Unfinished Business

Posted on July 22, 2010


While we may experience our demise, without its memory we will be forever bereft of comprehending it.

I’m not intentionally trying to be overly morbid, but Brian Clements in his blog has got me thinking about certain issues — namely, consciousness (and how we experience it, use language to describe it and what occurs within it). Naturally, when thinking of consciousness you have to consider the point where it ends (individually or collectively).

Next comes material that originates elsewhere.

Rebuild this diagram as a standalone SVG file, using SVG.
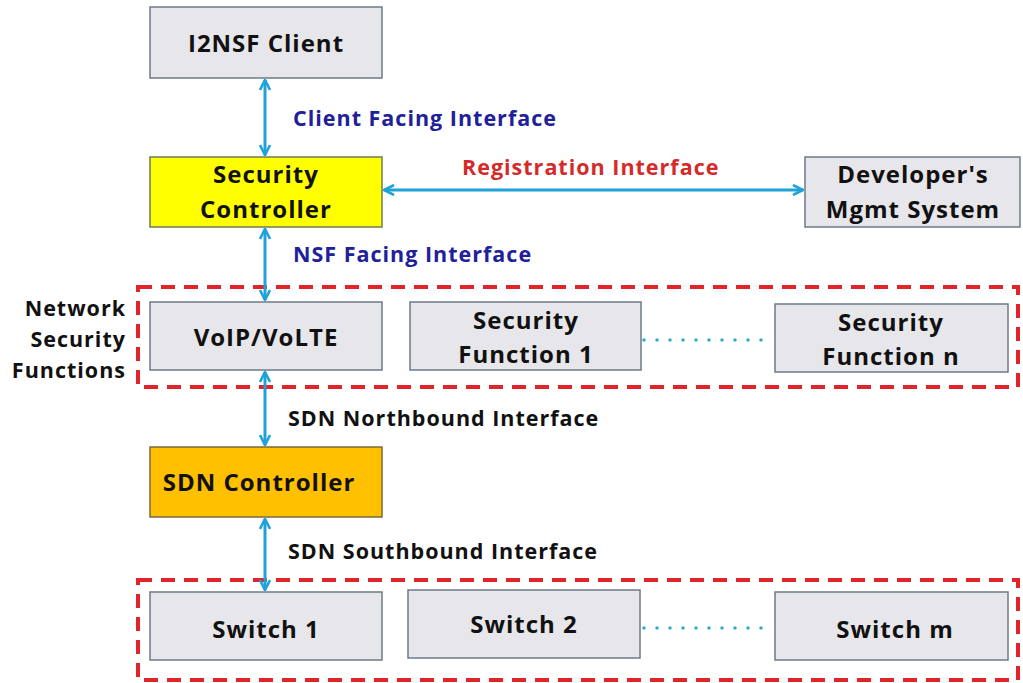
<svg xmlns="http://www.w3.org/2000/svg" width="1023" height="683" viewBox="0 0 1023 683">
<style>
.box{fill:#e7e6ea;stroke:#6d7b88;stroke-width:1.5}
.t{font-family:"Open Sans","Noto Sans",sans-serif;font-weight:700;font-size:24px;letter-spacing:1px;fill:#111;text-anchor:middle;dominant-baseline:central}
.lbl{font-family:"Open Sans","Noto Sans",sans-serif;font-weight:700;font-size:21.5px;letter-spacing:1px;dominant-baseline:central}
.blue{fill:#20209a}
.red{fill:#d42a2a}
.blk{fill:#111}
.arr{stroke:#1fa2d8;stroke-width:3;fill:none;marker-start:url(#h);marker-end:url(#h)}
.dash{fill:none;stroke:#e0242a;stroke-width:4;stroke-dasharray:14 9}
.dot{stroke:#33aacb;stroke-width:3.5;stroke-linecap:round;stroke-dasharray:0 13}
</style>
<defs>
<marker id="h" viewBox="0 0 12 12" refX="11" refY="6" markerWidth="12" markerHeight="12" markerUnits="userSpaceOnUse" orient="auto-start-reverse">
<polyline points="1,1 11,6 1,11" fill="none" stroke="#1fa2d8" stroke-width="2.6"/>
</marker>
</defs>
<rect width="1023" height="683" fill="#fff"/>
<g id="groups">
<rect class="dash" x="138" y="287" width="880" height="100"/>
<rect class="dash" x="138" y="580" width="880" height="100"/>
</g>
<g id="connectors">
<line class="arr" x1="265" y1="80" x2="265" y2="155"/>
<line class="arr" x1="265" y1="229" x2="265" y2="300"/>
<line class="arr" x1="384" y1="190" x2="803" y2="190"/>
<line class="arr" x1="265" y1="372" x2="265" y2="445"/>
<line class="arr" x1="265" y1="519" x2="265" y2="590"/>
<line class="dot" x1="644" y1="340" x2="772" y2="340"/>
<line class="dot" x1="644" y1="628" x2="772" y2="628"/>
</g>
<g id="labels">
<text class="lbl blue" x="293" y="117">Client Facing Interface</text>
<text class="lbl red" x="462" y="166">Registration Interface</text>
<text class="lbl blue" x="293" y="253">NSF Facing Interface</text>
<text class="lbl blk" x="288" y="417">SDN Northbound Interface</text>
<text class="lbl blk" x="288" y="550">SDN Southbound Interface</text>
<text class="lbl blk" x="126" y="307" text-anchor="end">Network</text>
<text class="lbl blk" x="126" y="338" text-anchor="end">Security</text>
<text class="lbl blk" x="126" y="369" text-anchor="end">Functions</text>
</g>
<g id="i2nsf-client">
<rect class="box" x="150" y="7" width="232" height="71"/>
<text class="t" x="266" y="42">I2NSF Client</text>
</g>
<g id="security-controller">
<rect x="150" y="157" width="232" height="70" fill="#ffff00" stroke="#6d7b5a" stroke-width="1.5"/>
<text class="t" x="266" y="173">Security</text>
<text class="t" x="266" y="208">Controller</text>
</g>
<g id="developers-mgmt">
<rect class="box" x="805" y="157" width="215" height="70"/>
<text class="t" x="913" y="173">Developer's</text>
<text class="t" x="913" y="208">Mgmt System</text>
</g>
<g id="voip-volte">
<rect class="box" x="150" y="302" width="232" height="68"/>
<text class="t" x="266" y="336">VoIP/VoLTE</text>
</g>
<g id="security-function-1">
<rect class="box" x="410" y="302" width="231" height="68"/>
<text class="t" x="526" y="319">Security</text>
<text class="t" x="526" y="353">Function 1</text>
</g>
<g id="security-function-n">
<rect class="box" x="775" y="304" width="233" height="68"/>
<text class="t" x="891" y="321">Security</text>
<text class="t" x="891" y="355">Function n</text>
</g>
<g id="sdn-controller">
<rect x="150" y="447" width="232" height="70" fill="#ffc000" stroke="#7a6a40" stroke-width="1.5"/>
<text class="t" x="259" y="481">SDN Controller</text>
</g>
<g id="switch-1">
<rect class="box" x="150" y="592" width="232" height="68"/>
<text class="t" x="266" y="628">Switch 1</text>
</g>
<g id="switch-2">
<rect class="box" x="408" y="590" width="232" height="68"/>
<text class="t" x="524" y="623">Switch 2</text>
</g>
<g id="switch-m">
<rect class="box" x="775" y="592" width="233" height="68"/>
<text class="t" x="895" y="628">Switch m</text>
</g>
</svg>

I have no definitive answers at the moment, but one question I’m posing is: Can we (the “royal” we) simultaneously experience an event and (partially or completely) process it? Do we absolutely need memory to understand, or process, that experience (and to a certain degree validate it: if I remember it, it increases the odds that the event really did occur [and how does this take into account memory’s flaws — either distortions or inventions])? Once we recall the memory, we generate a regression. We can then recall ourselves recalling an event. And so on. And the fact that the memory is only a partial of the totality of the event as experienced (a sampled data subset that, by its nature, is not completely accurate).

Also, when consciousness begins. Is that “first” memory crucial in fixing when we become a completely sentient being, instead of a fleshy bag absorbing any or all sensations?

And for the religiously, or spiritually, inclined, is consciousness implicit in, and dependent on, the chemical and electrical actions of our brains? Wither consciousness freed from its earthly shell? Is consciousness a form of tapping into a layer of neuro-physics energy (“ether”?) wherein a being becomes a “node” on the “network”?